Köken
Tanı kelimesi, Türkiye Türkçesi'nde tanı- fiilinden türetilmiştir. Bu fiil, bir şeyi ya da durumu belirlemek, tanımak anlamında kullanılır. Yeni Türkçe'de +ı(g) ekiyle türetilerek, bir durumu ya da hastalığı belirleme, teşhis koyma anlamına gelir. Tanı kelimesi de bu türemiş haline karşılık olarak, bir hastalığın ya da durumun teşhisi anlamında kullanılır.
Kullanım Alanları
Tıp Alanı
- Tanı, genellikle bir hastalığın ya da rahatsızlığın belirlenmesi için kullanılır. Doktorlar, hastaların şikayetlerini ve test sonuçlarını değerlendirerek tanı koyarlar.

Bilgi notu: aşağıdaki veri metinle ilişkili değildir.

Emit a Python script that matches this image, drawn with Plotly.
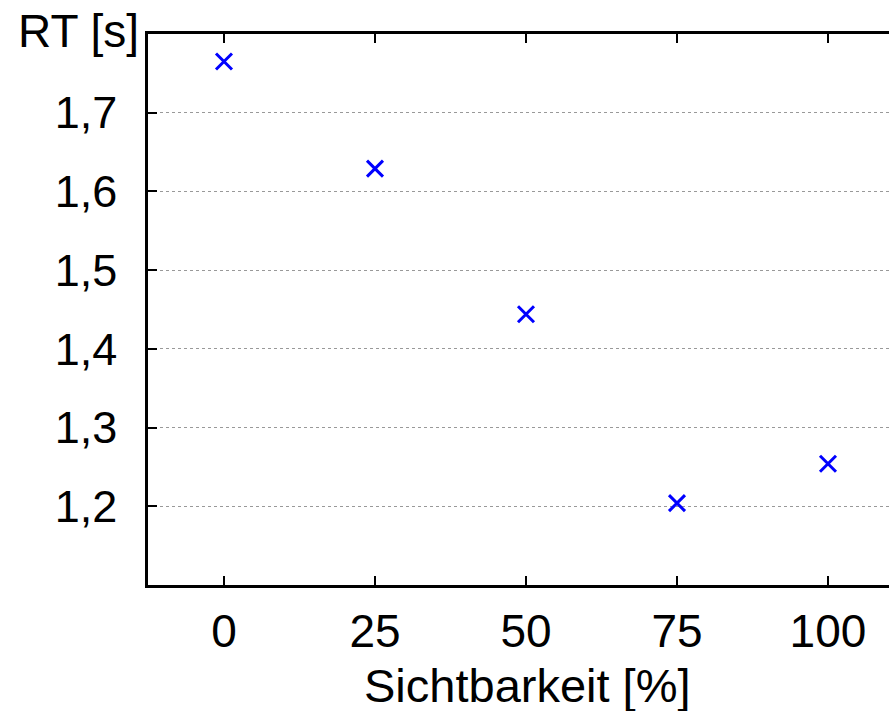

- Örnek: Doktor, hastanın belirtilerini gözden geçirerek doğru tanıyı koydu.
Psikoloji
- Tanı, psikolojik sorunları belirlemek için de kullanılır. Psikologlar ve psikiyatristler, hastaların davranışlarını ve semptomlarını değerlendirerek psikolojik tanı koyarlar.
- Örnek: Psikolog, hastaya anksiyete bozukluğu tanısı koydu.
Eğitim ve Öğretim
- Eğitimde, bir öğrencinin yeteneklerini ve öğrenme düzeyini belirlemek için yapılan testler ve değerlendirmeler de tanı olarak adlandırılabilir.
- Örnek: Öğretmen, öğrencilere yönelik yapılan testler sonucunda öğrencinin başarı düzeyini tanıladı.
Hukuk
- Hukuk alanında da tanı, bir durumu ya da olayı belirlemek, değerlendirmek anlamında kullanılabilir.
- Örnek: Savcı, suçlu ya da suçsuz olduğuna dair bir tanı koyamaz, bunun için mahkeme kararı gereklidir.